Google befindet sich seit Jahren im Solitär-Modus und hat Spiele absolut nicht im Kerngeschäft. Das ist insbesondere deswegen fast schon merkwürdig, weil man mit Android und dem Play Store die mittlerweile größte Spieleplattform betreibt. Über eine Google-Spielekonsole wird ebenfalls seit langer Zeit spekuliert und erst Anfang des Jahres ist das dahinter stehende Project Yeti wieder in den Schlagzeilen aufgetaucht. Eine Hardware-Konsole ist in der heutigen Zeit wohl nicht mehr notwendig, denn die nötige Infrastruktur vom Smartphone über TV-Dongles & Co. haben die meisten Nutzer bereits zu Hause.

Führt man alle Puzzleteile zusammen, könnte Google mit Spielen stark punkten. Die stark präsenten Produkte Android, Android TV, Chromecast und die gesamte Google Home-Infrastruktur könnten davon profitieren und zu einer sinnvollen Einheit zusammengeführt werden. Dabei muss Google zwar nicht selbst als Spieleentwickler aktiv werden, aber damit lässt sich der Markt meist besser anschieben, als wenn man nur eine leere Plattform betreibt und sich auf die Partner verlässt.



Dass all dies nicht nur blinde Spekulation von mir ist, zeigt sich in den Entwicklungen der letzten Monate: Anfang des Jahres hat Google Phil Harrison eingestellt und ihn zum General Manager einer bisher unbekannten Abteilung gemacht. Harrisson verhalf in den 90ern der Sony Playstation zum Durchbruch und hatte in den letzten Jahren bei Microsoft in der XBOX-Abteilung gearbeitet. Seine neue Position und sein Lebenslauf zeigen, dass hier möglicherweise hinter den Kulissen der Aufbau einer neuen Abteilung stattfindet.

Seit einiger Zeit versucht Google nun auch, die Spielebranche von hinten aufzurollen und sich in eine zentrale Position zu bringen. Vor einigen Monaten wurden die Google Maps für Spieleentwickler geöffnet und sollen in Zukunft die Grundlage für viele reale Welten in den Spielen werden – mit Satellitenansichten, Streetview-Aufnahmen und strukturellen Daten der Straßen. Und erst in dieser Woche wurde eine umfangreiche Kooperation mit Unity verkündet, die die Infrastruktur unzähliger Spiele in Googles Cloud verlagert.

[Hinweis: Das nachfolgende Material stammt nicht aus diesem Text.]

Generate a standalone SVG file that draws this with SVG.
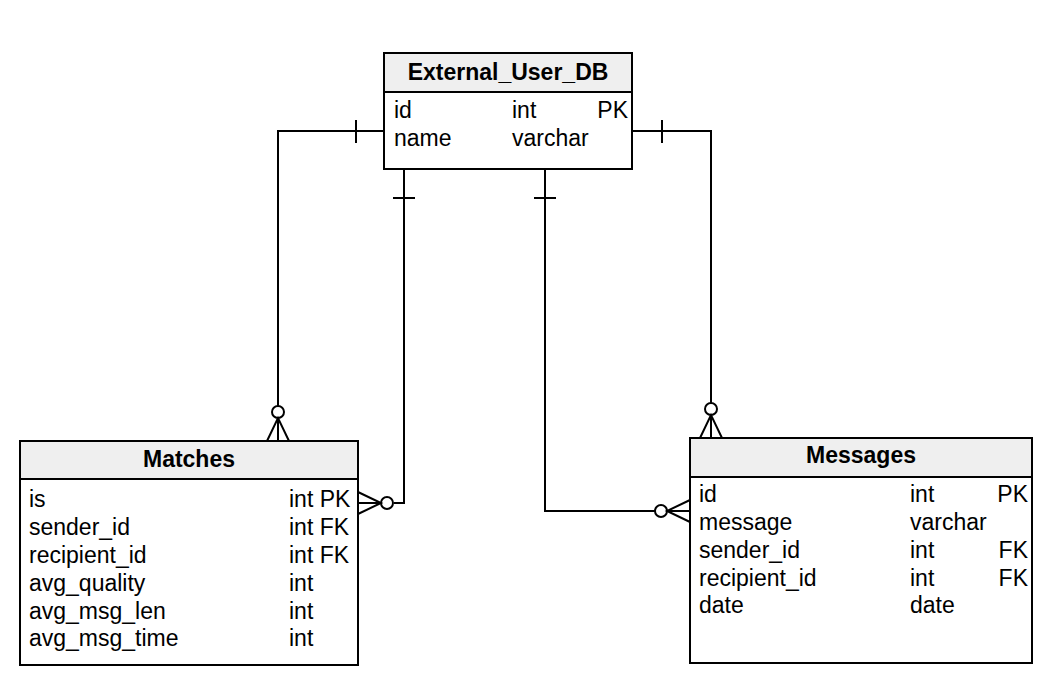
<svg xmlns="http://www.w3.org/2000/svg" width="1062" height="684" viewBox="0 0 1062 684">
<style>
.box{fill:#fff;stroke:#000;stroke-width:2}
.hdr{fill:#efefef;stroke:#000;stroke-width:2}
.t{font-family:"Liberation Sans",Arial,sans-serif;font-size:23px;fill:#000}
.b{font-weight:bold;text-anchor:middle}
.r{text-anchor:end}
.c{fill:none;stroke:#000;stroke-width:2}
.o{fill:#fff;stroke:#000;stroke-width:2}
</style>
<rect width="1062" height="684" fill="#fff"/>
<g id="connectors">
  <!-- External -> Matches (top) -->
  <polyline class="c" points="384,131 278,131 278,406"/>
  <line class="c" x1="356" y1="120" x2="356" y2="143"/>
  <circle class="o" cx="278" cy="412" r="6"/>
  <polyline class="c" points="267,441 278,418 289,441"/>
  <line class="c" x1="278" y1="418" x2="278" y2="441"/>
  <!-- External -> Matches (right) -->
  <polyline class="c" points="404,169 404,503 394,503"/>
  <line class="c" x1="393" y1="198" x2="415" y2="198"/>
  <circle class="o" cx="387" cy="503" r="6"/>
  <polyline class="c" points="358,492 381,503 358,514"/>
  <line class="c" x1="358" y1="503" x2="381" y2="503"/>
  <!-- External -> Messages (left) -->
  <polyline class="c" points="545,169 545,511 655,511"/>
  <line class="c" x1="534" y1="198" x2="556" y2="198"/>
  <circle class="o" cx="661" cy="511" r="6"/>
  <polyline class="c" points="690,500 667,511 690,522"/>
  <line class="c" x1="667" y1="511" x2="690" y2="511"/>
  <!-- External -> Messages (top) -->
  <polyline class="c" points="632,131 711,131 711,403"/>
  <line class="c" x1="662" y1="120" x2="662" y2="143"/>
  <circle class="o" cx="711" cy="409" r="6"/>
  <polyline class="c" points="700,438 711,415 722,438"/>
  <line class="c" x1="711" y1="415" x2="711" y2="438"/>
</g>
<g id="external_user_db">
  <rect class="box" x="384" y="53" width="248" height="116"/>
  <rect class="hdr" x="384" y="53" width="248" height="39"/>
  <text class="t b" x="508" y="80">External_User_DB</text>
  <text class="t" x="394" y="118">id</text>
  <text class="t" x="512" y="118">int</text>
  <text class="t r" x="628" y="118">PK</text>
  <text class="t" x="394" y="146">name</text>
  <text class="t" x="512" y="146">varchar</text>
</g>
<g id="matches">
  <rect class="box" x="20" y="441" width="338" height="224"/>
  <rect class="hdr" x="20" y="441" width="338" height="38"/>
  <text class="t b" x="189" y="467">Matches</text>
  <text class="t" x="29" y="507">is</text>
  <text class="t" x="289" y="507">int PK</text>
  <text class="t" x="29" y="535">sender_id</text>
  <text class="t" x="289" y="535">int FK</text>
  <text class="t" x="29" y="563">recipient_id</text>
  <text class="t" x="289" y="563">int FK</text>
  <text class="t" x="29" y="591">avg_quality</text>
  <text class="t" x="289" y="591">int</text>
  <text class="t" x="29" y="619">avg_msg_len</text>
  <text class="t" x="289" y="619">int</text>
  <text class="t" x="29" y="646">avg_msg_time</text>
  <text class="t" x="289" y="646">int</text>
</g>
<g id="messages">
  <rect class="box" x="690" y="438" width="342" height="225"/>
  <rect class="hdr" x="690" y="438" width="342" height="39"/>
  <text class="t b" x="861" y="463">Messages</text>
  <text class="t" x="699" y="502">id</text>
  <text class="t" x="910" y="502">int</text>
  <text class="t r" x="1028" y="502">PK</text>
  <text class="t" x="699" y="530">message</text>
  <text class="t" x="910" y="530">varchar</text>
  <text class="t" x="699" y="558">sender_id</text>
  <text class="t" x="910" y="558">int</text>
  <text class="t r" x="1028" y="558">FK</text>
  <text class="t" x="699" y="586">recipient_id</text>
  <text class="t" x="910" y="586">int</text>
  <text class="t r" x="1028" y="586">FK</text>
  <text class="t" x="699" y="613">date</text>
  <text class="t" x="910" y="613">date</text>
</g>
</svg>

All diese kleinen Bausteine lassen den Schluss zu, dass das Unternehmen die Spielewelt für sich entdeckt hat – wenn auch noch nicht als aktiver Entwickler. Dennoch könnte ich mir sehr gut vorstellen, dass wir in nicht all zu ferner Zukunft noch mehr aus der Spiele-Ecke von Google sehen werden, auf welche Art und Weise auch immer. Auch die damaligen Einstiege in die Betriebssystem-Welt oder in die Hardware-Branche gehören nicht zum Kerngeschäft und gehören heute zu den wichtigsten Säulen des Unternehmens überhaupt.

Was meint ihr? Muss/Wird/Soll Google in das Spielegeschäft einsteigen?